» **Directive**
Transcribe every entry word for word, leaving out all images.

-------- Exercise material

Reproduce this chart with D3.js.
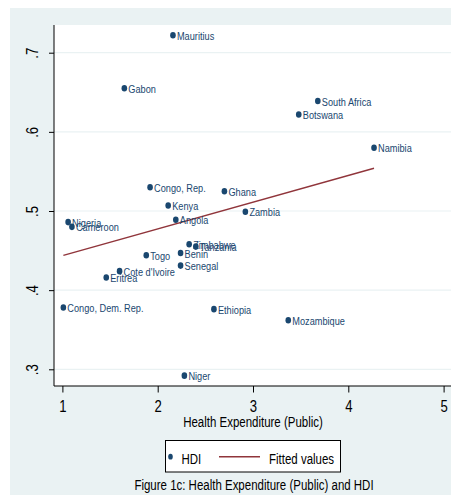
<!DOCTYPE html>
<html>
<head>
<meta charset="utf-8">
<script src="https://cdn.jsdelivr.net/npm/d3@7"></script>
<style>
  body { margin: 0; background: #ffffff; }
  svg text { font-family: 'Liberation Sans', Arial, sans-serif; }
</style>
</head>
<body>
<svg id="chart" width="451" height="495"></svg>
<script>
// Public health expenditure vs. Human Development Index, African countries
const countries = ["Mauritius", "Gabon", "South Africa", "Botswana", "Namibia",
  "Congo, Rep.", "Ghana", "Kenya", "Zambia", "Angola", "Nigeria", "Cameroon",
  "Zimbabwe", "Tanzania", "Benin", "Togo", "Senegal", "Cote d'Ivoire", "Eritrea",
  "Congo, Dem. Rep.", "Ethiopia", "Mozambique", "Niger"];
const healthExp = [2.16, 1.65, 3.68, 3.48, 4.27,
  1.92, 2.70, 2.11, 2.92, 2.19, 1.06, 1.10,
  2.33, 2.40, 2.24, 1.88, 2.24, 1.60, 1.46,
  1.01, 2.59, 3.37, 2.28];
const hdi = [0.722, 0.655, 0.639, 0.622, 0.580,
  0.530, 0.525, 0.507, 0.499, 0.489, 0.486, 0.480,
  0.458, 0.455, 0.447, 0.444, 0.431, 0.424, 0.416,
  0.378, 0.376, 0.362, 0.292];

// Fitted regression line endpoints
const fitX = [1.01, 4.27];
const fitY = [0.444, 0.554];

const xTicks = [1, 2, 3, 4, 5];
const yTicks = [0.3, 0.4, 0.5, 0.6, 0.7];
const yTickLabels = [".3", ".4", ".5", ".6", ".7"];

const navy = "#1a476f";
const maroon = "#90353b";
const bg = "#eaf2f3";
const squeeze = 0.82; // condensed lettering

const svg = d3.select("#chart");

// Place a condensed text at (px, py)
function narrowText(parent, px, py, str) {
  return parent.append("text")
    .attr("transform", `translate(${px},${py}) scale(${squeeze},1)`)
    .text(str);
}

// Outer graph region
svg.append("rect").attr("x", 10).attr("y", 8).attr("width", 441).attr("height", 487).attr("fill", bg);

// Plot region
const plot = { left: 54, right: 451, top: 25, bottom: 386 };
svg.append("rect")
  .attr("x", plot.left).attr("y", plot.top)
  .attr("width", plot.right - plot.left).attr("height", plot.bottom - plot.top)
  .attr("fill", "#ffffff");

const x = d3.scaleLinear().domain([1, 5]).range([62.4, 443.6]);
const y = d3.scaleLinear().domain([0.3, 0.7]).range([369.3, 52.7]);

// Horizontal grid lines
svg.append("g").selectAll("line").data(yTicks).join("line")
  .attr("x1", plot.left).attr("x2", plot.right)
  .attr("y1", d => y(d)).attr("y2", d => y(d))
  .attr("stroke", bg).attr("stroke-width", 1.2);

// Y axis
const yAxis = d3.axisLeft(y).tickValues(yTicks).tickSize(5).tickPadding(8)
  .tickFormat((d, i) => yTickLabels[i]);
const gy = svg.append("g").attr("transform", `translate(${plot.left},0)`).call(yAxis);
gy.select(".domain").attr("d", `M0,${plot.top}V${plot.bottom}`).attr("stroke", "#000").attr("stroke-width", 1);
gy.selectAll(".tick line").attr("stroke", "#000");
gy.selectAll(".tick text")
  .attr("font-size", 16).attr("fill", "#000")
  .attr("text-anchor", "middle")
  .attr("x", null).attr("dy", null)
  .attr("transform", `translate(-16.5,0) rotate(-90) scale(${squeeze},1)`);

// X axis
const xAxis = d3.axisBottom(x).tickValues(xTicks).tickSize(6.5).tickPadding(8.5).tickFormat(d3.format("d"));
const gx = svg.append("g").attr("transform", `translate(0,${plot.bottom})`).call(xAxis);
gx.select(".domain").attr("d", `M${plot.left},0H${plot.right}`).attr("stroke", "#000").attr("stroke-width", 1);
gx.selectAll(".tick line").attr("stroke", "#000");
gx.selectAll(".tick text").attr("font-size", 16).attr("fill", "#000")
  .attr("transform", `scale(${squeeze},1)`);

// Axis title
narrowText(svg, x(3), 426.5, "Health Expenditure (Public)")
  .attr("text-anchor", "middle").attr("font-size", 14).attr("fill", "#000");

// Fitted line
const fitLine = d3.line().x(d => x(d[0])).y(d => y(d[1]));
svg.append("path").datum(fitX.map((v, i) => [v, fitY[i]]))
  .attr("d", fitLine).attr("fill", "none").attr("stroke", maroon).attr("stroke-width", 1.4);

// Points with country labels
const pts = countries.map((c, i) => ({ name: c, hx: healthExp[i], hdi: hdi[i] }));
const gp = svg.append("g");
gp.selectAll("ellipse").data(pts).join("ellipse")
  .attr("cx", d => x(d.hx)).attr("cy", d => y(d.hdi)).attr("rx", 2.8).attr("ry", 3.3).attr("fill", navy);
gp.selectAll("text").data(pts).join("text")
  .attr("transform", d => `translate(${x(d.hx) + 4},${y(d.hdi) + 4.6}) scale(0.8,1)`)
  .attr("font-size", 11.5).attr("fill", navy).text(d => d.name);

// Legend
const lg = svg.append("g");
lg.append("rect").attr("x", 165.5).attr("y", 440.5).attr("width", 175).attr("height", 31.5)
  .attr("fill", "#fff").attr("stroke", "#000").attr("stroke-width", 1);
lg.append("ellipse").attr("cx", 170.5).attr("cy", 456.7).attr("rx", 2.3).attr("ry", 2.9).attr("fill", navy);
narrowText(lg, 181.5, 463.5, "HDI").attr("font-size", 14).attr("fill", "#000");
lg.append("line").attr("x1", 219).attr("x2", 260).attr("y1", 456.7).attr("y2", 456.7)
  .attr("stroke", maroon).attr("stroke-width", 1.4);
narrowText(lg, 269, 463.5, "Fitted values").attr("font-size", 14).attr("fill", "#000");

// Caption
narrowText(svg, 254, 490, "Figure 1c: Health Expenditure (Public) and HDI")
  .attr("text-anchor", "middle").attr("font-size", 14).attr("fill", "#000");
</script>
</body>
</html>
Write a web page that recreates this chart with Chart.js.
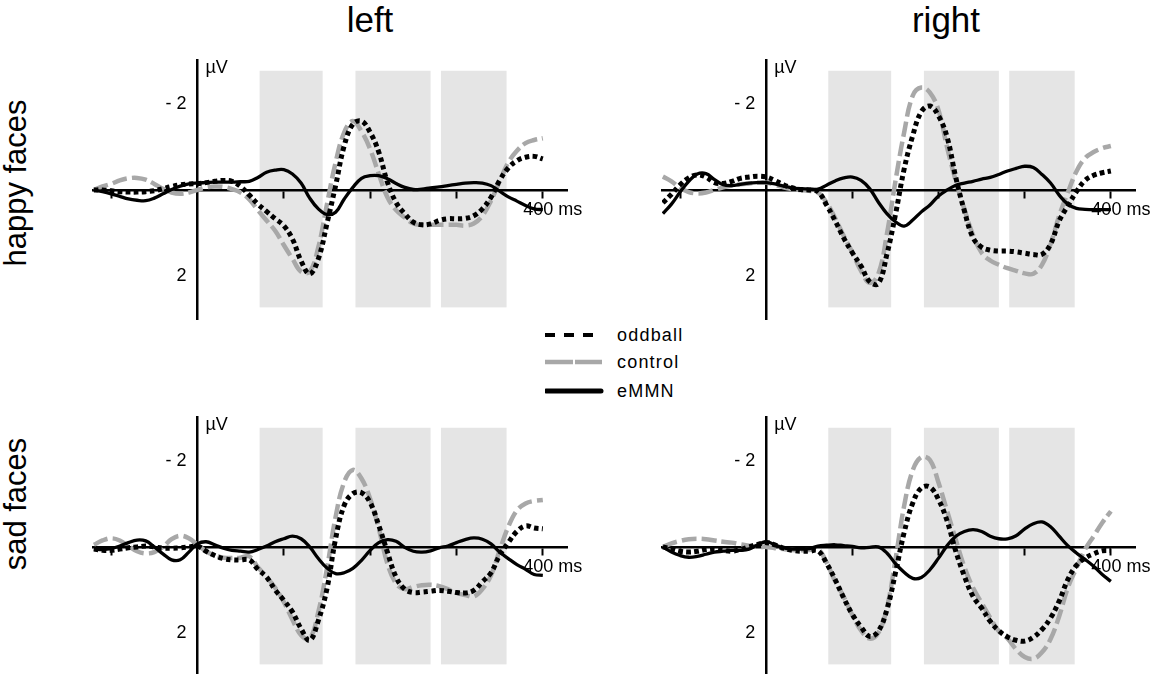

----------------

» **The result**
Reproduce this chart with D3.js.
<!DOCTYPE html>
<html>
<head>
<meta charset="utf-8">
<script src="https://cdn.jsdelivr.net/npm/d3@7"></script>
<style>
  body { margin: 0; background: #ffffff; }
  svg text { font-family: 'Liberation Sans', Arial, sans-serif; }
</style>
</head>
<body>
<svg id="chart" width="451" height="495"></svg>
<script>
// Public health expenditure vs. Human Development Index, African countries
const countries = ["Mauritius", "Gabon", "South Africa", "Botswana", "Namibia",
  "Congo, Rep.", "Ghana", "Kenya", "Zambia", "Angola", "Nigeria", "Cameroon",
  "Zimbabwe", "Tanzania", "Benin", "Togo", "Senegal", "Cote d'Ivoire", "Eritrea",
  "Congo, Dem. Rep.", "Ethiopia", "Mozambique", "Niger"];
const healthExp = [2.16, 1.65, 3.68, 3.48, 4.27,
  1.92, 2.70, 2.11, 2.92, 2.19, 1.06, 1.10,
  2.33, 2.40, 2.24, 1.88, 2.24, 1.60, 1.46,
  1.01, 2.59, 3.37, 2.28];
const hdi = [0.722, 0.655, 0.639, 0.622, 0.580,
  0.530, 0.525, 0.507, 0.499, 0.489, 0.486, 0.480,
  0.458, 0.455, 0.447, 0.444, 0.431, 0.424, 0.416,
  0.378, 0.376, 0.362, 0.292];

// Fitted regression line endpoints
const fitX = [1.01, 4.27];
const fitY = [0.444, 0.554];

const xTicks = [1, 2, 3, 4, 5];
const yTicks = [0.3, 0.4, 0.5, 0.6, 0.7];
const yTickLabels = [".3", ".4", ".5", ".6", ".7"];

const navy = "#1a476f";
const maroon = "#90353b";
const bg = "#eaf2f3";
const squeeze = 0.82; // condensed lettering

const svg = d3.select("#chart");

// Place a condensed text at (px, py)
function narrowText(parent, px, py, str) {
  return parent.append("text")
    .attr("transform", `translate(${px},${py}) scale(${squeeze},1)`)
    .text(str);
}

// Outer graph region
svg.append("rect").attr("x", 10).attr("y", 8).attr("width", 441).attr("height", 487).attr("fill", bg);

// Plot region
const plot = { left: 54, right: 451, top: 25, bottom: 386 };
svg.append("rect")
  .attr("x", plot.left).attr("y", plot.top)
  .attr("width", plot.right - plot.left).attr("height", plot.bottom - plot.top)
  .attr("fill", "#ffffff");

const x = d3.scaleLinear().domain([1, 5]).range([62.4, 443.6]);
const y = d3.scaleLinear().domain([0.3, 0.7]).range([369.3, 52.7]);

// Horizontal grid lines
svg.append("g").selectAll("line").data(yTicks).join("line")
  .attr("x1", plot.left).attr("x2", plot.right)
  .attr("y1", d => y(d)).attr("y2", d => y(d))
  .attr("stroke", bg).attr("stroke-width", 1.2);

// Y axis
const yAxis = d3.axisLeft(y).tickValues(yTicks).tickSize(5).tickPadding(8)
  .tickFormat((d, i) => yTickLabels[i]);
const gy = svg.append("g").attr("transform", `translate(${plot.left},0)`).call(yAxis);
gy.select(".domain").attr("d", `M0,${plot.top}V${plot.bottom}`).attr("stroke", "#000").attr("stroke-width", 1);
gy.selectAll(".tick line").attr("stroke", "#000");
gy.selectAll(".tick text")
  .attr("font-size", 16).attr("fill", "#000")
  .attr("text-anchor", "middle")
  .attr("x", null).attr("dy", null)
  .attr("transform", `translate(-16.5,0) rotate(-90) scale(${squeeze},1)`);

// X axis
const xAxis = d3.axisBottom(x).tickValues(xTicks).tickSize(6.5).tickPadding(8.5).tickFormat(d3.format("d"));
const gx = svg.append("g").attr("transform", `translate(0,${plot.bottom})`).call(xAxis);
gx.select(".domain").attr("d", `M${plot.left},0H${plot.right}`).attr("stroke", "#000").attr("stroke-width", 1);
gx.selectAll(".tick line").attr("stroke", "#000");
gx.selectAll(".tick text").attr("font-size", 16).attr("fill", "#000")
  .attr("transform", `scale(${squeeze},1)`);

// Axis title
narrowText(svg, x(3), 426.5, "Health Expenditure (Public)")
  .attr("text-anchor", "middle").attr("font-size", 14).attr("fill", "#000");

// Fitted line
const fitLine = d3.line().x(d => x(d[0])).y(d => y(d[1]));
svg.append("path").datum(fitX.map((v, i) => [v, fitY[i]]))
  .attr("d", fitLine).attr("fill", "none").attr("stroke", maroon).attr("stroke-width", 1.4);

// Points with country labels
const pts = countries.map((c, i) => ({ name: c, hx: healthExp[i], hdi: hdi[i] }));
const gp = svg.append("g");
gp.selectAll("ellipse").data(pts).join("ellipse")
  .attr("cx", d => x(d.hx)).attr("cy", d => y(d.hdi)).attr("rx", 2.8).attr("ry", 3.3).attr("fill", navy);
gp.selectAll("text").data(pts).join("text")
  .attr("transform", d => `translate(${x(d.hx) + 4},${y(d.hdi) + 4.6}) scale(0.8,1)`)
  .attr("font-size", 11.5).attr("fill", navy).text(d => d.name);

// Legend
const lg = svg.append("g");
lg.append("rect").attr("x", 165.5).attr("y", 440.5).attr("width", 175).attr("height", 31.5)
  .attr("fill", "#fff").attr("stroke", "#000").attr("stroke-width", 1);
lg.append("ellipse").attr("cx", 170.5).attr("cy", 456.7).attr("rx", 2.3).attr("ry", 2.9).attr("fill", navy);
narrowText(lg, 181.5, 463.5, "HDI").attr("font-size", 14).attr("fill", "#000");
lg.append("line").attr("x1", 219).attr("x2", 260).attr("y1", 456.7).attr("y2", 456.7)
  .attr("stroke", maroon).attr("stroke-width", 1.4);
narrowText(lg, 269, 463.5, "Fitted values").attr("font-size", 14).attr("fill", "#000");

// Caption
narrowText(svg, 254, 490, "Figure 1c: Health Expenditure (Public) and HDI")
  .attr("text-anchor", "middle").attr("font-size", 14).attr("fill", "#000");
</script>
</body>
</html>
Write a web page that recreates this chart with Chart.js.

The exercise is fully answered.